One effective strategy to talk to young adults about consent is to ask questions about things they already know. This demonstrates that you trust them and believe they are capable of having conversations on these topics.
Ask questions like:
- Have you learned about consent?
- Do you know what it means?
- Where have you heard it used?
- What does it mean to people your age?
- What does it mean to you?
These last two questions are extremely important. Your teen can be an expert in their own experience. Allow them to own that expertise and teach you what they know. This is a good way to measure what they still need to learn about and where they stand mentally and emotionally with the subject.
Teaching Teens About Consent
After you gauge what they already know, remind them that their body belongs to them. They get to decide who has permission to touch, kiss, and eventually have sex with them. We may not be ready for our teens to start having sex or even date, but it’s important for these conversations to happen now.

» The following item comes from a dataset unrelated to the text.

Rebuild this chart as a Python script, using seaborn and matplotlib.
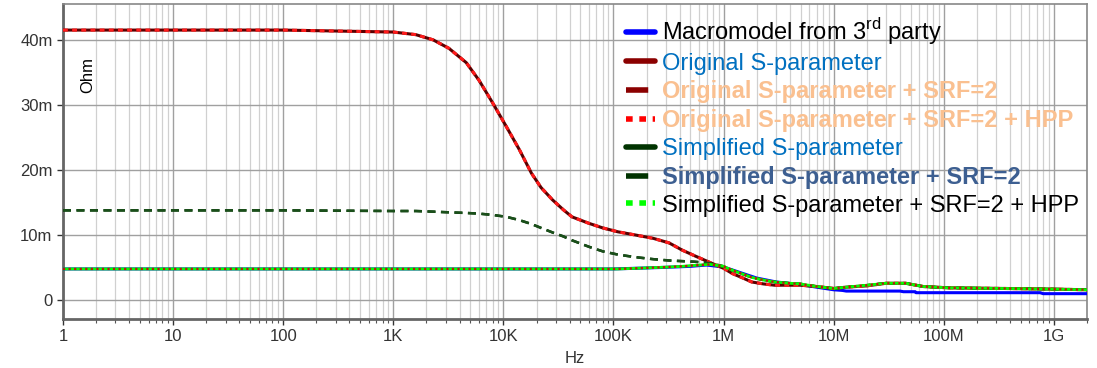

This gives teens time to form boundaries with peers and partners in the future.
Ask questions like:
- How do you let people know when you feel uncomfortable?
- Do you feel it’s easy to tell your friends/person you’re dating “no”?
- What are some boundaries you have already established with people?
- Do you feel like you are prepared to tell someone “no” if they want to have sex with you?
- What would you do if you wanted to have sex with someone and they didn’t?
- What are some ways that you have respected the boundaries that someone has set?
These questions can help you work with a young adult to learn how they can form boundaries when someone is making them uncomfortable. This can also lead to other conversations about how young adults can respect others’ feelings. Just as important as being able to set boundaries is acknowledging that their “no” is not the only “no” that matters. Other people also have boundaries that need to be respected.
Talking About Consent with Teens and Tweens
Conversations about consent are going to look and feel a lot different for tweens and teens. Things like puberty, the beginning of dating relationships and the normal challenges and struggles of growing up can cause stress or worry around having conversations with your kid. It is normal to experience this or to be unsure of where to begin.
One important recommendation is to avoid having the “The Talk”–a single conversation about topics like sex and consent. Instead, begin to normalize these conversations and ease the tension by having multiple and ongoing conversations with your child through their developmental stages. Encourage and empower youth to speak to the adults in their lives about the hardships or questions they have.